17 Dec 2009

Ferreting about at Cop 15

It’s intriguing to be at the biggest gathering of heads of government that world has probably ever seen.

Back here in Copenhagen 10 days on from when I was here for the opening of the climate change conference, the atmosphere is more frenetic, more suspicious, more angry.

Thirty-six hours to go to its timetabled conclusion – this will either be one of the greatest failures of our time, a breakthrough, or, least probably, a resounding success.And then there is the failure or success of our own journalistic endeavours to tangle with this environmental octopus.

I get a text from Lula’s man – the president of Brazil will meet appropriately enough with Gordon Brown at the Hotel Angleterre.

But too late not to clash with the live transmission of Channel 4 news from here.

Wangari – the great Kenyan Nobel Prize winner will see us at 3pm with the wondrous Senegalese singer Baaba Maal. Will we ever find either of them? Least of all together?

And then there’s Gordon Brown himself…”late morning” says an aide – will the conference hall jam ever allow it?

Is it the most important meeting of world leaders since the second world war, or since the last one?

There are moments – as when I was in Spitzbergen looking at the open sea stretching ice pack-less to the polar horizon – when I think we really are at five minutes to midnight.

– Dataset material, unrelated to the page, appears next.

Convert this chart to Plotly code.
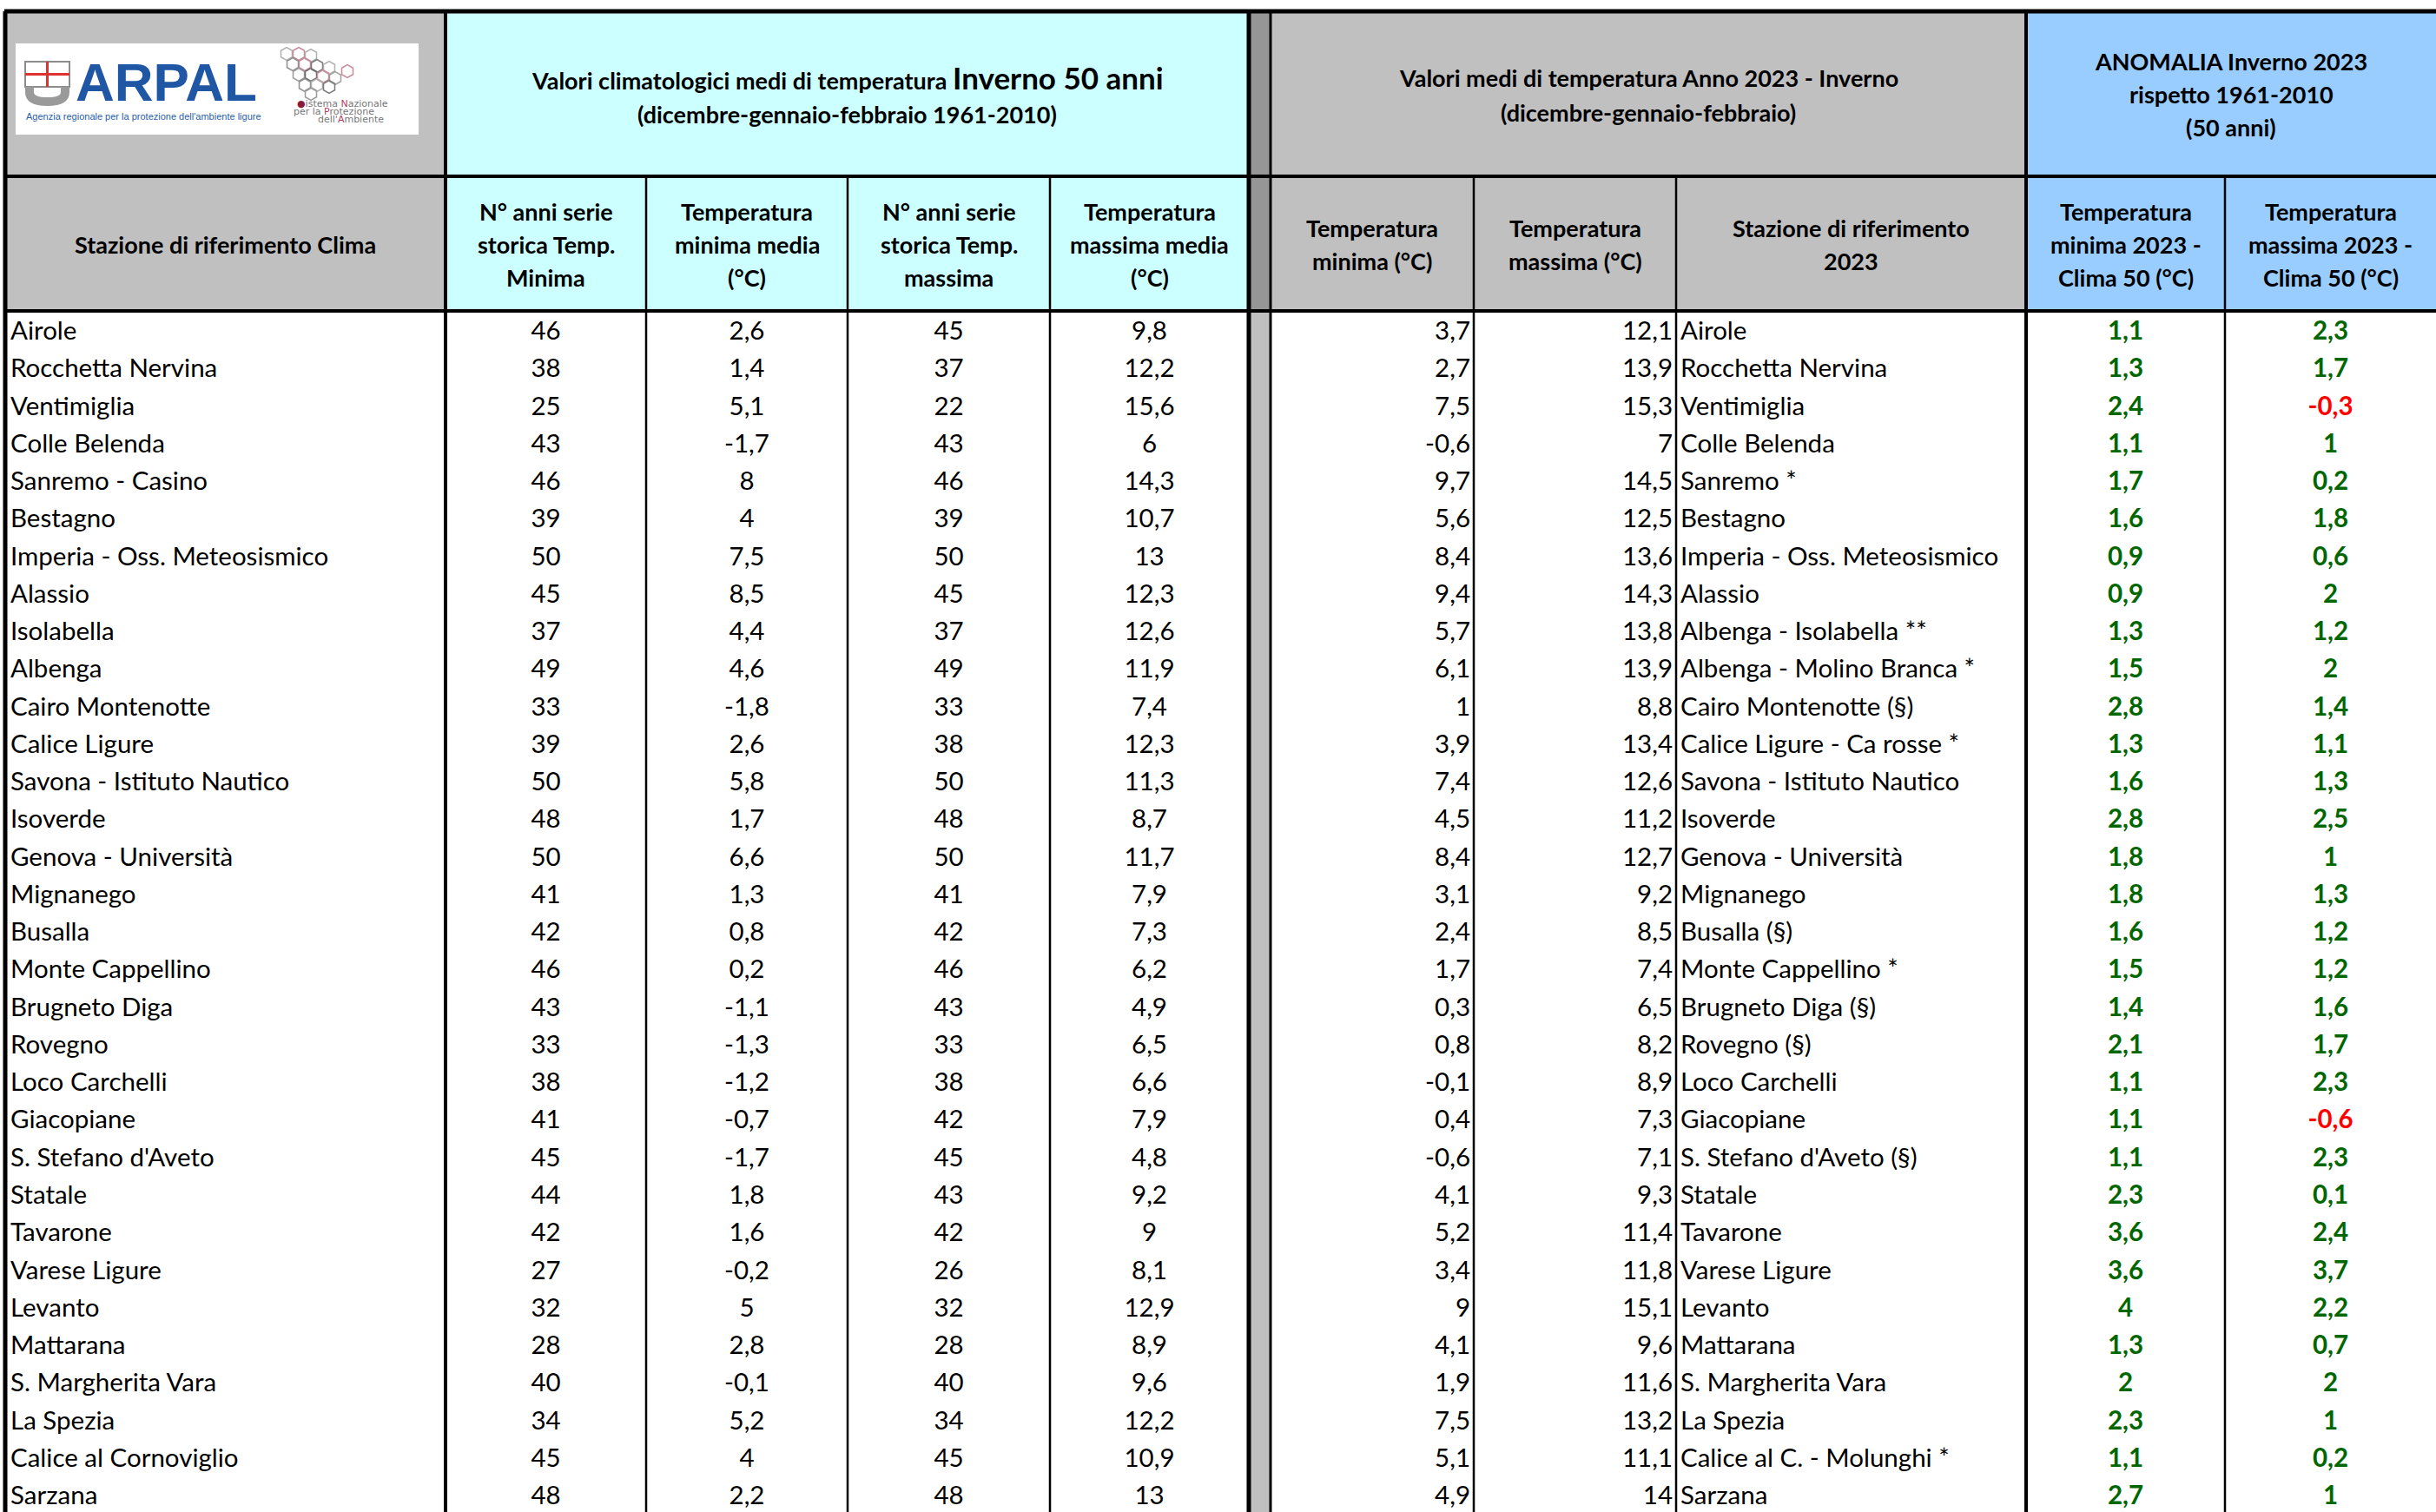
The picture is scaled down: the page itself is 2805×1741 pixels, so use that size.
import plotly.graph_objects as go

# ---------------- DATA ----------------
stations_clima = ["Airole", "Rocchetta Nervina", "Ventimiglia", "Colle Belenda", "Sanremo - Casino",
                  "Bestagno", "Imperia - Oss. Meteosismico", "Alassio", "Isolabella", "Albenga",
                  "Cairo Montenotte", "Calice Ligure", "Savona - Istituto Nautico", "Isoverde",
                  "Genova - Università", "Mignanego", "Busalla", "Monte Cappellino", "Brugneto Diga",
                  "Rovegno", "Loco Carchelli", "Giacopiane", "S. Stefano d'Aveto", "Statale", "Tavarone",
                  "Varese Ligure", "Levanto", "Mattarana", "S. Margherita Vara", "La Spezia",
                  "Calice al Cornoviglio", "Sarzana"]
years_min = [46, 38, 25, 43, 46, 39, 50, 45, 37, 49, 33, 39, 50, 48, 50, 41, 42, 46, 43, 33, 38, 41,
             45, 44, 42, 27, 32, 28, 40, 34, 45, 48]
tmin_clima = [2.6, 1.4, 5.1, -1.7, 8, 4, 7.5, 8.5, 4.4, 4.6, -1.8, 2.6, 5.8, 1.7, 6.6, 1.3, 0.8, 0.2,
              -1.1, -1.3, -1.2, -0.7, -1.7, 1.8, 1.6, -0.2, 5, 2.8, -0.1, 5.2, 4, 2.2]
years_max = [45, 37, 22, 43, 46, 39, 50, 45, 37, 49, 33, 38, 50, 48, 50, 41, 42, 46, 43, 33, 38, 42,
             45, 43, 42, 26, 32, 28, 40, 34, 45, 48]
tmax_clima = [9.8, 12.2, 15.6, 6, 14.3, 10.7, 13, 12.3, 12.6, 11.9, 7.4, 12.3, 11.3, 8.7, 11.7, 7.9,
              7.3, 6.2, 4.9, 6.5, 6.6, 7.9, 4.8, 9.2, 9, 8.1, 12.9, 8.9, 9.6, 12.2, 10.9, 13]
tmin_2023 = [3.7, 2.7, 7.5, -0.6, 9.7, 5.6, 8.4, 9.4, 5.7, 6.1, 1, 3.9, 7.4, 4.5, 8.4, 3.1, 2.4, 1.7,
             0.3, 0.8, -0.1, 0.4, -0.6, 4.1, 5.2, 3.4, 9, 4.1, 1.9, 7.5, 5.1, 4.9]
tmax_2023 = [12.1, 13.9, 15.3, 7, 14.5, 12.5, 13.6, 14.3, 13.8, 13.9, 8.8, 13.4, 12.6, 11.2, 12.7, 9.2,
             8.5, 7.4, 6.5, 8.2, 8.9, 7.3, 7.1, 9.3, 11.4, 11.8, 15.1, 9.6, 11.6, 13.2, 11.1, 14]
stations_2023 = ["Airole", "Rocchetta Nervina", "Ventimiglia", "Colle Belenda", "Sanremo *", "Bestagno",
                 "Imperia - Oss. Meteosismico", "Alassio", "Albenga - Isolabella **",
                 "Albenga - Molino Branca *", "Cairo Montenotte (§)", "Calice Ligure - Ca rosse *",
                 "Savona - Istituto Nautico", "Isoverde", "Genova - Università", "Mignanego",
                 "Busalla (§)", "Monte Cappellino *", "Brugneto Diga (§)", "Rovegno (§)", "Loco Carchelli",
                 "Giacopiane", "S. Stefano d'Aveto (§)", "Statale", "Tavarone", "Varese Ligure", "Levanto",
                 "Mattarana", "S. Margherita Vara", "La Spezia", "Calice al C. - Molunghi *", "Sarzana"]
anom_min = [1.1, 1.3, 2.4, 1.1, 1.7, 1.6, 0.9, 0.9, 1.3, 1.5, 2.8, 1.3, 1.6, 2.8, 1.8, 1.8, 1.6, 1.5,
            1.4, 2.1, 1.1, 1.1, 1.1, 2.3, 3.6, 3.6, 4, 1.3, 2, 2.3, 1.1, 2.7]
anom_max = [2.3, 1.7, -0.3, 1, 0.2, 1.8, 0.6, 2, 1.2, 2, 1.4, 1.1, 1.3, 2.5, 1, 1.3, 1.2, 1.2, 1.6,
            1.7, 2.3, -0.6, 2.3, 0.1, 2.4, 3.7, 2.2, 0.7, 2, 1, 0.2, 1]

header_top = {
    "clima": ["Valori climatologici medi di temperatura <span style='font-size:35px'>Inverno 50 anni</span>",
              "(dicembre-gennaio-febbraio 1961-2010)"],
    "anno": ["Valori medi di temperatura Anno 2023 - Inverno", "(dicembre-gennaio-febbraio)"],
    "anom": ["ANOMALIA Inverno 2023", "rispetto 1961-2010", "(50 anni)"],
}
column_headers = [
    ["Stazione di riferimento Clima"],
    ["N° anni serie", "storica Temp.", "Minima"],
    ["Temperatura", "minima media", "(°C)"],
    ["N° anni serie", "storica Temp.", "massima"],
    ["Temperatura", "massima media", "(°C)"],
    None,
    ["Temperatura", "minima (°C)"],
    ["Temperatura", "massima (°C)"],
    ["Stazione di riferimento", "2023"],
    ["Temperatura", "minima 2023 -", "Clima 50 (°C)"],
    ["Temperatura", "massima 2023 -", "Clima 50 (°C)"],
]

# ---------------- LAYOUT GEOMETRY ----------------
W, H = 2805, 1741
X0 = 5
col_widths = [508, 231, 232, 233, 229, 25, 234, 233, 403, 229, 243]
edges = [X0]
for w in col_widths:
    edges.append(edges[-1] + w)
centers = [(edges[i] + edges[i + 1]) / 2 for i in range(len(col_widths))]

Y_TOP, Y_H1, Y_H2 = 13, 203, 358
RH = 43.26
DATA_Y0 = 362
n = len(stations_clima)
row_y = [DATA_Y0 + (i + 0.5) * RH for i in range(n)]


def fmt(v):
    if float(v).is_integer():
        return str(int(v))
    return f"{v:.1f}".replace(".", ",")


DATA_FONT = "Lato"
FS = 29.5
HFS = 27
GREEN, RED = "#006600", "#FF0000"

fig = go.Figure()


def text_col(x, texts, pos, color="black", bold=False):
    t = [f"<b>{s}</b>" if bold else s for s in texts]
    fig.add_trace(go.Scatter(
        x=[x] * len(texts), y=row_y, mode="text", text=t, textposition=pos,
        textfont=dict(family=DATA_FONT, size=FS, color=color),
        hoverinfo="skip", showlegend=False, cliponaxis=False))


text_col(edges[0] + 7, stations_clima, "middle right")
text_col(centers[1], [fmt(v) for v in years_min], "middle center")
text_col(centers[2], [fmt(v) for v in tmin_clima], "middle center")
text_col(centers[3], [fmt(v) for v in years_max], "middle center")
text_col(centers[4], [fmt(v) for v in tmax_clima], "middle center")
text_col(edges[7] - 4, [fmt(v) for v in tmin_2023], "middle left")
text_col(edges[8] - 4, [fmt(v) for v in tmax_2023], "middle left")
text_col(edges[8] + 5, stations_2023, "middle right")
text_col(centers[9], [fmt(v) for v in anom_min], "middle center",
         color=[GREEN if v >= 0 else RED for v in anom_min], bold=True)
text_col(centers[10], [fmt(v) for v in anom_max], "middle center",
         color=[GREEN if v >= 0 else RED for v in anom_max], bold=True)

shapes = []


def rect(x0, x1, y0, y1, fill, layer="below"):
    shapes.append(dict(type="rect", xref="x", yref="y", x0=x0, x1=x1, y0=y0, y1=y1,
                       fillcolor=fill, line=dict(width=0), layer=layer))


def line(x0, y0, x1, y1, w, color="black"):
    shapes.append(dict(type="line", xref="x", yref="y", x0=x0, y0=y0, x1=x1, y1=y1,
                       line=dict(color=color, width=w), layer="above"))


GRAY, CYAN, SEPG, BLUE = "#C0C0C0", "#CCFFFF", "#969696", "#99CCFF"
XR = W + 20
YB = H + 20
# header backgrounds
rect(edges[0], edges[1], Y_TOP, Y_H2, GRAY)
rect(edges[1], edges[5], Y_TOP, Y_H2, CYAN)
rect(edges[5], edges[6], Y_TOP, Y_H2, SEPG)
rect(edges[6], edges[9], Y_TOP, Y_H2, GRAY)
rect(edges[9], XR, Y_TOP, Y_H2, BLUE)
# separator band in data area
rect(edges[5], edges[6], Y_H2, YB, GRAY)
# logo background
rect(18, 482, 50, 155, "white")

# horizontal borders
line(edges[0], Y_TOP, XR, Y_TOP, 5)
line(edges[0], Y_H1, XR, Y_H1, 4)
line(edges[0], Y_H2, XR, Y_H2, 4)
# vertical borders: full height (thick) and from header-row-2 (thin)
line(edges[0] + 1, Y_TOP, edges[0] + 1, YB, 5)
for i, w in [(1, 4), (5, 5), (6, 3), (9, 4)]:
    line(edges[i], Y_TOP, edges[i], YB, w)
for i in [2, 3, 4, 7, 8, 10]:
    line(edges[i], Y_H1, edges[i], YB, 2.5)

# ARPAL shield (logo approximation)
shapes.append(dict(type="rect", xref="x", yref="y", x0=29, x1=80, y0=71, y1=100,
                   fillcolor="white", line=dict(color="#8C8C8C", width=2), layer="above"))
line(54.5, 71, 54.5, 100, 3, "#E03030")
line(29, 85.5, 80, 85.5, 3, "#E03030")
shapes.append(dict(type="path", xref="x", yref="y",
                   path="M 29 100 L 29 106 Q 29 122 54.5 122 Q 80 122 80 106 L 80 100 L 70 100 "
                        "L 70 106 Q 70 112 54.5 112 Q 39 112 39 106 L 39 100 Z",
                   fillcolor="#9A9A9A", line=dict(width=0), layer="above"))
fig.layout.shapes = shapes

annotations = []


def ann(x, y, text, size, color="black", family=DATA_FONT, xanchor="center"):
    annotations.append(dict(x=x, y=y, xref="x", yref="y", text=text, showarrow=False,
                            xanchor=xanchor, yanchor="middle",
                            font=dict(family=family, size=size, color=color)))


def header_block(x, yc, lines, spacing, size):
    k = len(lines)
    for j, s in enumerate(lines):
        ann(x, yc + (j - (k - 1) / 2) * spacing, f"<b>{s}</b>", size)


# top header row
header_block((edges[1] + edges[5]) / 2, 110, header_top["clima"], 42, HFS)
header_block((edges[6] + edges[9]) / 2, 109, header_top["anno"], 40, HFS)
header_block((edges[9] + edges[11]) / 2, 108, header_top["anom"], 38, HFS)
# column headers
for i, hl in enumerate(column_headers):
    if hl:
        header_block(centers[i], 281, hl, 38, HFS)

ann(85, 94, "<b>ARPAL</b>", 62, color="#1F57A5", family="Liberation Sans", xanchor="left")
ann(28, 134, "Agenzia regionale per la protezione dell'ambiente ligure", 11,
    color="#2A5FAA", family="Liberation Sans", xanchor="left")
ann(340, 119, "<span style='color:#8B1A3A'>●</span>istema <span style='color:#B04060'>N</span>azionale", 11,
    color="#777777", family="DejaVu Sans", xanchor="left")
ann(336, 128, "per la <span style='color:#B04060'>P</span>rotezione", 11,
    color="#777777", family="DejaVu Sans", xanchor="left")
ann(364, 137, "dell'<span style='color:#B04060'>A</span>mbiente", 11,
    color="#777777", family="DejaVu Sans", xanchor="left")
# decorative hexagon cluster of SNPA logo
hx = [330, 344, 358, 337, 351, 365, 379, 344, 358, 372, 386, 400, 351, 365, 379, 358]
hy = [62, 62, 64, 74, 74, 76, 78, 86, 86, 88, 90, 82, 98, 98, 100, 108]
hc = ["#B0B0B0", "#C98A9A", "#B0B0B0", "#8E8E8E", "#C98A9A", "#7A7A7A", "#B0B0B0", "#9A9A9A",
      "#6E6E6E", "#C98A9A", "#A0A0A0", "#C98A9A", "#8E8E8E", "#B0B0B0", "#7A7A7A", "#9A9A9A"]
fig.add_trace(go.Scatter(x=hx, y=hy, mode="markers",
                         marker=dict(symbol="hexagon-open", size=15, color=hc, line=dict(width=1.5)),
                         hoverinfo="skip", showlegend=False))

fig.update_layout(
    width=W, height=H, margin=dict(l=0, r=0, t=0, b=0),
    paper_bgcolor="white", plot_bgcolor="white",
    xaxis=dict(range=[0, W], visible=False, fixedrange=True),
    yaxis=dict(range=[H, 0], visible=False, fixedrange=True),
    annotations=annotations,
    showlegend=False,
)

fig.write_html("out.html", config={"displayModeBar": False},
               post_script="document.body.style.margin='0';document.body.style.overflow='hidden';")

Then there are other moments when I ask myself “are we over stating it?”

Then I think of my children and think, even if our contribution to global warming is less than we know, whatever we are doing IS bad and we should do less.

Another queue, another talking head, how do you actually ever reach a decision about anything at all in a place like this…”excuse me ma’am, Mr President, British television, Jon Snow…err…Prime Minister! P R I M E  M I N I S T ER…”  

Agh, missed again!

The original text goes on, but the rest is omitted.